The various modules of the systems described herein can be implemented as software applications, hardware and/or software modules, or components on one or more computers, such as servers. While the various modules are illustrated separately, they may share some or all of the same underlying logic or code.
While certain embodiments have been described, these embodiments have been presented by way of example only, and are not intended to limit the scope of the inventions. Indeed, the novel embodiments described herein may be embodied in a variety of other forms; furthermore, various omissions, substitutions and changes in the form of the embodiments described herein may be made without departing from the spirit of the inventions. The accompanying claims and their equivalents are intended to cover such forms or modifications as would fall within the scope and spirit of the inventions.

Claims

1. An image processing apparatus comprising:

a receiver configured to receive video data and audio data corresponding to the video data, the video data comprising a character image; and

an output module configured to output a first and a second image to a display, wherein a parallax of the first and second images is based on a volume level of the audio data, the first image and the second image being based on the character image.
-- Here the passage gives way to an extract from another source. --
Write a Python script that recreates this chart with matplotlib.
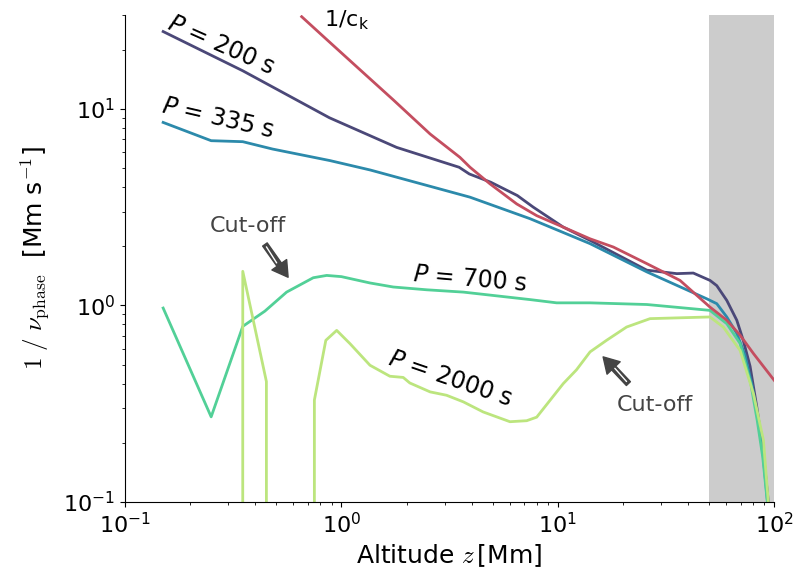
import matplotlib
matplotlib.use("Agg")
import matplotlib.pyplot as plt
import numpy as np

# data (altitude in Mm, 1/v_phase)
z_200 = [0.15, 0.35, 0.88, 1.8, 3.5, 3.9, 4.9, 6.5, 7.7, 10.6, 14.1, 25.8, 35.5, 42.3, 50.5,
         54.3, 60.4, 67.2, 72.1, 77.4, 83.1, 89.2, 94.0, 97.0]
v_200 = [24.7, 15.6, 9.0, 6.36, 5.04, 4.66, 4.23, 3.62, 3.16, 2.5, 2.14, 1.51, 1.45, 1.46, 1.34,
         1.26, 1.06, 0.84, 0.66, 0.49, 0.305, 0.177, 0.1, 0.06]

z_335 = [0.15, 0.25, 0.35, 0.48, 0.885, 1.36, 3.93, 7.44, 14.1, 25.8, 48.8, 54.3, 60.4, 67.2,
         73.4, 79.0, 84.3, 88.9, 93.2, 96.0]
v_335 = [8.52, 6.88, 6.80, 6.24, 5.45, 4.88, 3.55, 2.76, 2.06, 1.48, 1.08, 1.02, 0.873, 0.72,
         0.557, 0.393, 0.26, 0.173, 0.1, 0.06]

z_700 = [0.15, 0.25, 0.35, 0.443, 0.558, 0.741, 0.855, 1.0, 1.355, 1.736, 2.48, 3.66, 7.44,
         9.88, 14.1, 25.8, 50.5, 60.4, 69.6, 78.0, 83.5, 88.5, 93.0, 96.0]
v_700 = [0.969, 0.271, 0.782, 0.935, 1.168, 1.382, 1.42, 1.40, 1.30, 1.24, 1.20, 1.168, 1.07,
         1.03, 1.03, 1.01, 0.943, 0.807, 0.64, 0.40, 0.26, 0.17, 0.1, 0.06]

z_2000 = [0.15, 0.25, 0.35, 0.45, 0.55, 0.65, 0.75, 0.847, 0.951, 1.057, 1.095, 1.355, 1.675,
          1.93, 2.07, 2.57, 3.06, 3.66, 4.52, 6.01, 7.18, 7.99, 10.6, 12.2, 14.1, 16.8, 20.8,
          26.7, 50.5, 58.2, 69.6, 80.2, 89.2, 94.0, 96.0]
v_2000 = [0, 0, 1.49, 0.41, 0, 0, 0.33, 0.664, 0.746, 0.664, 0.639, 0.496, 0.436,
          0.43, 0.403, 0.363, 0.349, 0.323, 0.287, 0.256, 0.259, 0.27, 0.40, 0.47, 0.58, 0.664,
          0.776, 0.856, 0.873, 0.776, 0.59, 0.356, 0.206, 0.1, 0.06]

z_ck = [0.655, 0.855, 1.218, 1.736, 2.57, 3.53, 3.93, 4.86, 6.46, 7.99, 10.6, 14.1,
        18.06, 25.8, 36.7, 50.5, 60.4, 69.6, 80.2, 100.0]
v_ck = [29.4, 22.5, 15.8, 11.1, 7.44, 5.66, 5.04, 4.15, 3.28, 2.86, 2.50, 2.18,
        1.98, 1.63, 1.34, 0.98, 0.84, 0.705, 0.569, 0.416]

fig = plt.figure(figsize=(7.94, 5.75), dpi=100)
ax = fig.add_axes([0.1575, 0.127, 0.8175, 0.847])

ax.axvspan(50, 100, color='#cccccc', lw=0)

ax.plot(z_200, v_200, color='#4b4878', lw=2)
ax.plot(z_335, v_335, color='#2c8aab', lw=2)
ax.plot(z_700, v_700, color='#52d097', lw=2)
ax.plot(z_2000, v_2000, color='#bce57e', lw=2)
ax.plot(z_ck, v_ck, color='#c44e60', lw=2)

ax.set_xscale('log')
ax.set_yscale('log')
ax.set_xlim(0.1, 100)
ax.set_ylim(0.1, 30)

for s in ['top', 'right']:
    ax.spines[s].set_visible(False)
ax.tick_params(labelsize=16)

ax.set_xlabel(r'Altitude $z\,$[Mm]', fontsize=18, math_fontfamily='cm')
ax.set_ylabel(r'$1\ /\ \nu_{\rm phase}$  [Mm s$^{-1}$]', fontsize=18, math_fontfamily='cm',
              labelpad=8)

# curve labels
ax.text(0.277, 21.1, r'$P$ = 200 s', fontsize=17, rotation=-24, ha='center', va='center')
ax.text(0.268, 9.0, r'$P$ = 335 s', fontsize=17, rotation=-13, ha='center', va='center')
ax.text(3.93, 1.355, r'$P$ = 700 s', fontsize=17, rotation=-5, ha='center', va='center')
ax.text(3.18, 0.426, r'$P$ = 2000 s', fontsize=17, rotation=-19, ha='center', va='center')
ax.text(1.06, 28.3, r'1/c$_{\rm k}$', fontsize=16, ha='center', va='center')

# cut-off arrows
arrow = dict(width=4, headwidth=13, headlength=11, fc='#444444', ec='#444444')
ax.annotate('', xy=(0.567, 1.39), xytext=(0.443, 2.04), arrowprops=arrow)
ax.annotate('', xy=(0.51, 1.6), xytext=(0.443, 2.04),
            arrowprops=dict(arrowstyle='-', color='white', lw=1))
ax.text(0.37, 2.52, 'Cut-off', fontsize=16, color='#444444', ha='center', va='center')

ax.annotate('', xy=(16.2, 0.547), xytext=(21.2, 0.40), arrowprops=arrow)
ax.annotate('', xy=(18.0, 0.49), xytext=(21.2, 0.40),
            arrowprops=dict(arrowstyle='-', color='white', lw=1))
ax.text(28.1, 0.31, 'Cut-off', fontsize=16, color='#444444', ha='center', va='center')

fig.savefig('out.png', dpi=100)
2. The image processing apparatus of claim 1, wherein the parallax of the first and second images is based on a volume level of a section in the audio data, the section corresponding to the character image.

3. The image processing apparatus of claim 1, wherein a size of the first and second images is based on the volume level.

4. The image processing apparatus of claim 1, wherein the parallax of the first and second images is based on a volume level of a voice component in the audio data.

5. The image processing apparatus of claim 2, wherein the receiver is further configured to receive a plurality of character images, and the output module is further configured to output a plurality of first and second image pairs, each pair respectively based on a character image of the plurality of character images, wherein a parallax of each of the plurality of first and second image pairs differs.

6. The image processing apparatus of claim 2, wherein the receiver is further configured to receive the video data comprising one character image, and the output module is further configured to output the first and second image.

7. The image processing apparatus of claim 6, wherein the parallax of the first and second images is based on a volume level in one or more section in the audio data corresponding to the one character image, one or more section having constant length.

8. The image processing apparatus of claim 1, further comprising the display configured to display the first and second image.

9. An image processing apparatus comprising:

an display controller configured to cause a display to display 3D image, wherein a depth position of the 3D image is based on a volume level of the audio data, the 3D image corresponding to the character image.

10. An display controlling method comprising:

receiving video data and audio data corresponding to the video data, the video data comprising a character image; and

outputting a first and a second image to the display, wherein a parallax of the first and second images is based on a volume level of the audio data, the first image and the second image being based on the character image.